Они вошли в вагон и молча сели на Олину полку. Рядом. Взялись за руки. Олю трясло. Соломон обнял ее и замер. Поезд стоял еще три часа, потом тихо тронулся с места.
Вместо оставшихся нескольких часов пути ехали несколько дней. На каждом полустанке поезд останавливался. И на каждом переезде. Два часа едет – час стоит. Никто из пассажиров не жаловался и не возмущался. Сидели каждый в своем купе с почерневшими лицами, молча. И слушали вой, просачивающийся в вагон снаружи на каждой остановке. Выли бабы, выкрикивали имена сыновей старухи, надрывались и хрипели дети. Мужчины уходили на фронт.
Из окон поезда были видны эти проводы, эти похороны заживо. Толпы баб, дети на руках, плачущие старики.
22 июня от ужаса Олю перестало тошнить. Она ехала в вонючем поезде, в душном вагоне и ничего не хотела, только держать мужа за руку. Он иногда выходил на полустанках, за водой или за хлебом, и она тогда замирала, и паника вместе с бабьим воем вползала в нее, заполняя ее всю, от макушки до налившихся свинцом ступней.

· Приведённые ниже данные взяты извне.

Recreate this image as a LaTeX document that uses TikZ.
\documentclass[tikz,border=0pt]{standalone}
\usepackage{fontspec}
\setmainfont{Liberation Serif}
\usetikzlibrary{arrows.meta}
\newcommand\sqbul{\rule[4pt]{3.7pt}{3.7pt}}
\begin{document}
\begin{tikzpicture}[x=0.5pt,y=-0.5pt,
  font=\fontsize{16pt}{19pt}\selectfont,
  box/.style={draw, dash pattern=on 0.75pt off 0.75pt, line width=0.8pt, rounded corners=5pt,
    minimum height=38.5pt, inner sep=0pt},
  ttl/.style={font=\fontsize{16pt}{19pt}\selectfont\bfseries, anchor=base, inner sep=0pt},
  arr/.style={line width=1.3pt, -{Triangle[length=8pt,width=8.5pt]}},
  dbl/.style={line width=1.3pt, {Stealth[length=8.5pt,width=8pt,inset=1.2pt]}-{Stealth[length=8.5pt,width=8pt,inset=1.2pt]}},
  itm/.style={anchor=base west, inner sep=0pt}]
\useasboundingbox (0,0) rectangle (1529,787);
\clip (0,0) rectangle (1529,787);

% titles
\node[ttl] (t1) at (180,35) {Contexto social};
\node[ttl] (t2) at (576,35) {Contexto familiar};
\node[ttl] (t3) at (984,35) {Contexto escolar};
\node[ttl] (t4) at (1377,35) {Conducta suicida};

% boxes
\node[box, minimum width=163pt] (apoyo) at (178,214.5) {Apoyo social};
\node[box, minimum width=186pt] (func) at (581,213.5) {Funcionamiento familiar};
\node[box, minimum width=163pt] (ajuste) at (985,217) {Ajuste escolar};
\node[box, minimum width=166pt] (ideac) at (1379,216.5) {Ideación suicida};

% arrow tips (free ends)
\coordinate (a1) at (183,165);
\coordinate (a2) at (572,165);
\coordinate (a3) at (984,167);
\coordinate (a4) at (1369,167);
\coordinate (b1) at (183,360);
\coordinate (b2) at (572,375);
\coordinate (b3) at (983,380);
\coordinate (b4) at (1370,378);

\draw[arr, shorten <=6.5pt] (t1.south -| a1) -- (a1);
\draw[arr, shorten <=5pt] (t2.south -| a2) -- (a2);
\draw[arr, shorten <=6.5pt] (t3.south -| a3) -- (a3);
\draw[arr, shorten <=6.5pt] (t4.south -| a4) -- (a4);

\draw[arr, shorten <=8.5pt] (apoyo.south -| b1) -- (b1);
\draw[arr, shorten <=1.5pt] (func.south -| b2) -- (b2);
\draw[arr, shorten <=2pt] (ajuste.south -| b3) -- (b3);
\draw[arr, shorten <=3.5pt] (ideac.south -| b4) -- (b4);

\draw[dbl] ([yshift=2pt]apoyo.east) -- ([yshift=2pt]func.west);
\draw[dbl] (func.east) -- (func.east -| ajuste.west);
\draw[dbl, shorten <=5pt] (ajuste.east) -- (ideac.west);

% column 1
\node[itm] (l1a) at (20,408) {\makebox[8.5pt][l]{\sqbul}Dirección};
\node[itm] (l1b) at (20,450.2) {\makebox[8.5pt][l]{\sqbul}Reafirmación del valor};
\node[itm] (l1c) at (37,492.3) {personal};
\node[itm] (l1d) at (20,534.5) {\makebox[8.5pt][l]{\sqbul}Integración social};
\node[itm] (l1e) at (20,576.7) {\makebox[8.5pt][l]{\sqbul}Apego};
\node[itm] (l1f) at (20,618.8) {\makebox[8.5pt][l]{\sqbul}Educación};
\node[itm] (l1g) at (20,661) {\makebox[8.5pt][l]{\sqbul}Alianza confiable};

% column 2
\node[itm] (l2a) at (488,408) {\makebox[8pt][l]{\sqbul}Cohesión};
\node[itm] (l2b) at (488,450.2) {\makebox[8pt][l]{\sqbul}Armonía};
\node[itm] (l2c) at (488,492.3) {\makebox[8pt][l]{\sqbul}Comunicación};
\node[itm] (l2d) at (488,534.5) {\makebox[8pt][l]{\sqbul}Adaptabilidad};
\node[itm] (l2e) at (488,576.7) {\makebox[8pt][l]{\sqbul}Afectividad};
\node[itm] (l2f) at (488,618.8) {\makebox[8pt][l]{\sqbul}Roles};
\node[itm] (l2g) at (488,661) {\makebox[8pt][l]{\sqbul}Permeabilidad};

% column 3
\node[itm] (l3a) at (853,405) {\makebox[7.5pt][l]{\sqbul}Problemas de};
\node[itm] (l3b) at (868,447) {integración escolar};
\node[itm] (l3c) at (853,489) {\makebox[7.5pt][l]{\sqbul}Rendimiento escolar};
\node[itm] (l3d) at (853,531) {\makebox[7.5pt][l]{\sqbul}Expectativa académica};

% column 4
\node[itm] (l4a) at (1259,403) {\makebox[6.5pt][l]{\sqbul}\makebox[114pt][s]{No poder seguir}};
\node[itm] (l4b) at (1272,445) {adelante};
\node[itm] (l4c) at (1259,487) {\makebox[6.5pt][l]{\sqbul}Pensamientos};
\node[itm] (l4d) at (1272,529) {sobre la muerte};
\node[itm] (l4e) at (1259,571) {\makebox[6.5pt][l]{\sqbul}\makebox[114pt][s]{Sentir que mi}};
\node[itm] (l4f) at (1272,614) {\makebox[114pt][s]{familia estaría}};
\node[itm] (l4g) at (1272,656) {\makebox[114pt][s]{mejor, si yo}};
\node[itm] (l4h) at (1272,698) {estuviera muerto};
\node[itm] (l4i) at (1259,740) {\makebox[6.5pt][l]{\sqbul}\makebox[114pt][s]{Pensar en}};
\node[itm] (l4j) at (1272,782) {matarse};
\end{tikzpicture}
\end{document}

В Москву поезд пришел вечером 24 июня. Вконец измученные, Оля с Соломоном ввалились в квартиру на Некрасовской. Шейна вскрикнула – и, сразу поняв все, обхватила Олю и повела, уложила на диван. Разула, положила под ноги подушку, накрыла пледом. Принесла чай, крепкий, сладкий. И вернулась к окнам: взгромоздившись на стремянку, Шейна плотно прилаживала к шторным карнизам старые одеяла. К ночи город должен был погружаться во тьму.[13]
Соломон, поцеловав жену, уехал в наркомат. Оля начала проваливаться в сон, но успела увидеть, как Шейна молча слезла с лестницы, подошла к Паве – и коротким сильным ударом треснула его по затылку. Кажется, за секунду до этого Пава захотел немедленно пойти на фронт.
В воскресенье со Сходни приехала Сарра, повидать сестру. Ольга рассказывала, как ехали, Сарра плакала. А потом вдруг улыбнулась:
– А у меня яйца в воскресенье раздавили, представляешь? Еду в поезде, везу из Москвы яйца, муку, и тут вдруг паника такая, в поезд народ натолкался, все лезут, кричат что-то… Я сумку подняла вверх: «Осторожней! У меня тут яйца!» А мужик какой-то мрачно так: «Да кому они теперь нужны, наши яйца? Все, бля, теперь всем и яйца открутят, и жопы отстрелят!» И такая тишина вдруг… А яйца-то раздавили, ни одного не оставили.
– А мужик этот?
– Не знаю. Он в Химках вышел… И с ним еще вышли. Люди.